A sign of just how far the financial crisis in America's debt and equities markets has spread, from today's N&O:
In the past two weeks, Wake County delayed plans to sell $454.5 million in bonds, while Durham County's attempt to borrow $30 million failed because no lenders bid on the offering.
Their struggles are notable because both counties enjoy the highest AAA credit rating -- meaning they are among the safest institutions to lend money to.
Ruffin noted that the county successfully levied $60 million in bonds this spring, and expects to find a buyer for its issue this time around, too -- but likely at less favorable rates as before.
The market disruption comes as the county is on the verge of Durham's levying a total of $130 million to support the forthcoming construction of the downtown justice center to replace the old courthouse and for the human services building. Ruffin notes to the N&O that the county will parcel out the debt into smaller chunks to be more attractive to borrowers.
Does a AAA credit rating really mean anything now? I thought that the total failure of those bond/credit rating agencies was a big part of this financial crisis.

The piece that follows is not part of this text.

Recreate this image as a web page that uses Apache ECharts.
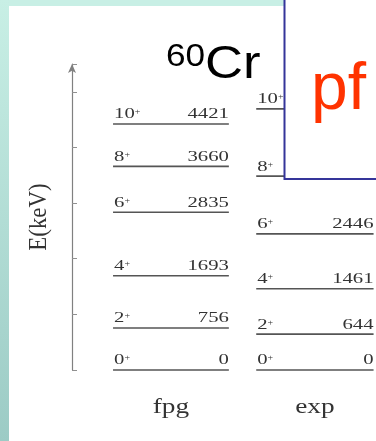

Are we really as credit-worthy as these rating agencies think we are? It's a question investors are asking. Maybe we should be asking that question of ourselves too . . . .

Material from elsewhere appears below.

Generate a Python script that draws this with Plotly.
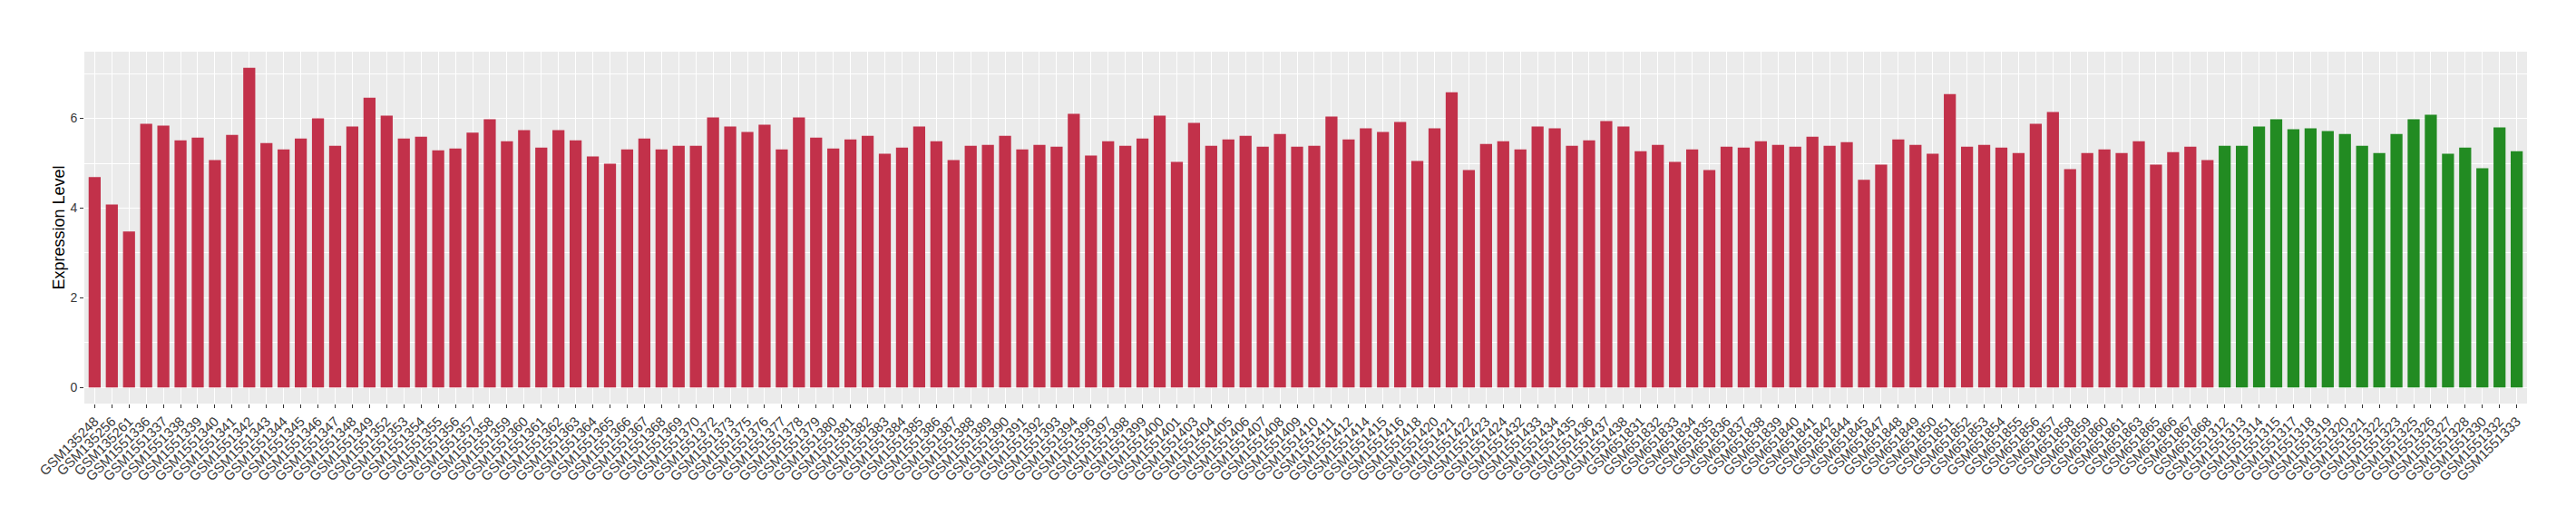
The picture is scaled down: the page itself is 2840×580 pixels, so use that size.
import plotly.graph_objects as go

# Red group sample IDs
red_samples = (
    ["GSM135248", "GSM135256", "GSM135261"]
    + ["GSM15513" + s for s in ["36", "37", "38", "39", "40", "41", "42", "43", "44", "45", "46", "47", "48", "49",
                                  "52", "53", "54", "55", "56", "57", "58", "59", "60", "61", "62", "63", "64", "65",
                                  "66", "67", "68", "69", "70", "72", "73", "75", "76", "77", "78", "79", "80", "81",
                                  "82", "83", "84", "85", "86", "87", "88", "89", "90", "91", "92", "93", "94", "96",
                                  "97", "98", "99"]]
    + ["GSM15514" + s for s in ["00", "01", "03", "04", "05", "06", "07", "08", "09", "10", "11", "12", "14", "15",
                                  "16", "18", "20", "21", "22", "23", "24", "32", "33", "34", "35", "36", "37", "38"]]
    + ["GSM6518" + s for s in ["31", "32", "33", "34", "35", "36", "37", "38", "39", "40", "41", "42", "44", "45",
                                 "47", "48", "49", "50", "51", "52", "53", "54", "55", "56", "57", "58", "59", "60",
                                 "61", "63", "65", "66", "67", "68"]]
)
red_values = [
    4.69, 4.08, 3.48, 5.88, 5.84, 5.51, 5.57, 5.07, 5.63, 7.13, 5.45, 5.31, 5.55, 6.00, 5.39, 5.82, 6.46, 6.06,
    5.55, 5.59, 5.29, 5.33, 5.68, 5.98, 5.49, 5.74, 5.35, 5.74, 5.51, 5.15, 4.99, 5.31, 5.55, 5.31, 5.39, 5.39,
    6.02, 5.82, 5.70, 5.86, 5.31, 6.02, 5.57, 5.33, 5.53, 5.61, 5.21, 5.35, 5.82, 5.49, 5.07, 5.39, 5.41, 5.61,
    5.31, 5.41, 5.37, 6.10, 5.17, 5.49, 5.39, 5.55, 6.06, 5.03, 5.90, 5.39, 5.53, 5.61, 5.37, 5.65, 5.37, 5.39,
    6.04, 5.53, 5.78, 5.70, 5.92, 5.05, 5.78, 6.58, 4.85, 5.43, 5.49, 5.31, 5.82, 5.78, 5.39, 5.51, 5.94, 5.82,
    5.27, 5.41, 5.03, 5.31, 4.85, 5.37, 5.35, 5.49, 5.41, 5.37, 5.59, 5.39, 5.47, 4.63, 4.97, 5.53, 5.41, 5.21,
    6.54, 5.37, 5.41, 5.35, 5.23, 5.88, 6.14, 4.87, 5.23, 5.31, 5.23, 5.49, 4.97, 5.25, 5.37, 5.07,
]

# Green group sample IDs
green_samples = ["GSM15513" + s for s in ["12", "13", "14", "15", "17", "18", "19", "20", "21", "22", "23", "25",
                                            "26", "27", "28", "30", "32", "33"]]
green_values = [5.39, 5.39, 5.82, 5.98, 5.76, 5.78, 5.72, 5.65, 5.39, 5.23, 5.65, 5.98, 6.08, 5.21, 5.35, 4.89,
                5.80, 5.27]

y_ticks = [0, 2, 4, 6]
y_title = "Expression Level"

all_samples = red_samples + green_samples

fig = go.Figure()
fig.add_trace(go.Bar(x=red_samples, y=red_values, marker=dict(color="#C2314A", line=dict(width=0)),
                     width=0.7, showlegend=False))
fig.add_trace(go.Bar(x=green_samples, y=green_values, marker=dict(color="#228B22", line=dict(width=0)),
                     width=0.7, showlegend=False))

ymax = max(red_values + green_values)
pad = ymax * 0.05

fig.update_layout(
    width=2832, height=572,
    margin=dict(l=85, r=54, t=49, b=135),
    paper_bgcolor="white",
    plot_bgcolor="#EBEBEB",
    font=dict(family="Liberation Sans, Arial, sans-serif", color="#3A3A3A"),
    bargap=0.3,
    xaxis=dict(
        type="category", categoryorder="array", categoryarray=all_samples,
        range=[-0.6, len(all_samples) - 1 + 0.6],
        tickangle=-45, tickfont=dict(size=15, color="#3A3A3A"),
        ticks="outside", ticklen=4, tickcolor="#333333", tickwidth=1,
        showgrid=True, gridcolor="white", gridwidth=1.2,
        zeroline=False, showline=False, automargin=False,
    ),
    yaxis=dict(
        range=[-pad, ymax + pad],
        tickvals=y_ticks, ticktext=[str(t) for t in y_ticks],
        tickfont=dict(size=14, color="#3A3A3A"),
        ticks="outside", ticklen=4, tickcolor="#333333", tickwidth=1,
        showgrid=True, gridcolor="white", gridwidth=1.2,
        minor=dict(dtick=1, tick0=0, showgrid=True, gridcolor="white", gridwidth=0.6, ticks=""),
        zeroline=False, showline=False, automargin=False,
        title=dict(text=y_title, font=dict(size=18, color="black"), standoff=1),
    ),
)

fig.write_html("out.html")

Posted by: chris | September 25, 2008 at 09:06 AM
I don't think the credit rating agencies had much fault in this. Many of the failed assets were ones that the credit rating agencies deemed very risky.
Posted by: Michael Bacon | September 25, 2008 at 10:01 AM
The credit rating agencies have been accused of providing ratings that didn't adequately asses the risk involved in mortgage backed securities - subprime stuff again. I have yet to hear of specific issues with municipal bond ratings, though.

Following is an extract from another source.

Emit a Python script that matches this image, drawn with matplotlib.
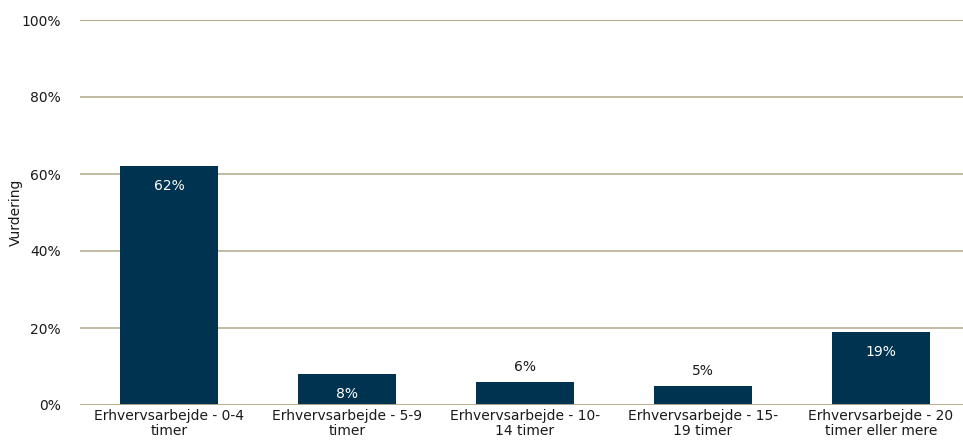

http://www.iht.com/articles/2007/05/31/bloomberg/bxinvest.php
Posted by: Chris Bozzelli | September 25, 2008 at 10:40 AM
Well, something is going on. Lots of investors are parking their money in t-bills right now. This report seems to prove that investors are not parking their money in municipal bonds, even with the tax advantage. You would think that municipal bonds would be looking pretty good at this moment.
Hold on. This could be a rocky ride.
Posted by: chris | September 25, 2008 at 11:42 AM
While there is definitely dislocation in the credit markets, I don't think the solution is the horrendous $700 billion bailout of the financial industry that Congress is about to approve. Besides saddling the country with huge debts (read: mostly likely a lot of inflation later on), the moral concept of bailing out giant financial institutions with tax payer money makes me want to wretch.
Once again, Democrats in Congress are showing they have no backbone even against an unpopular Bush administration.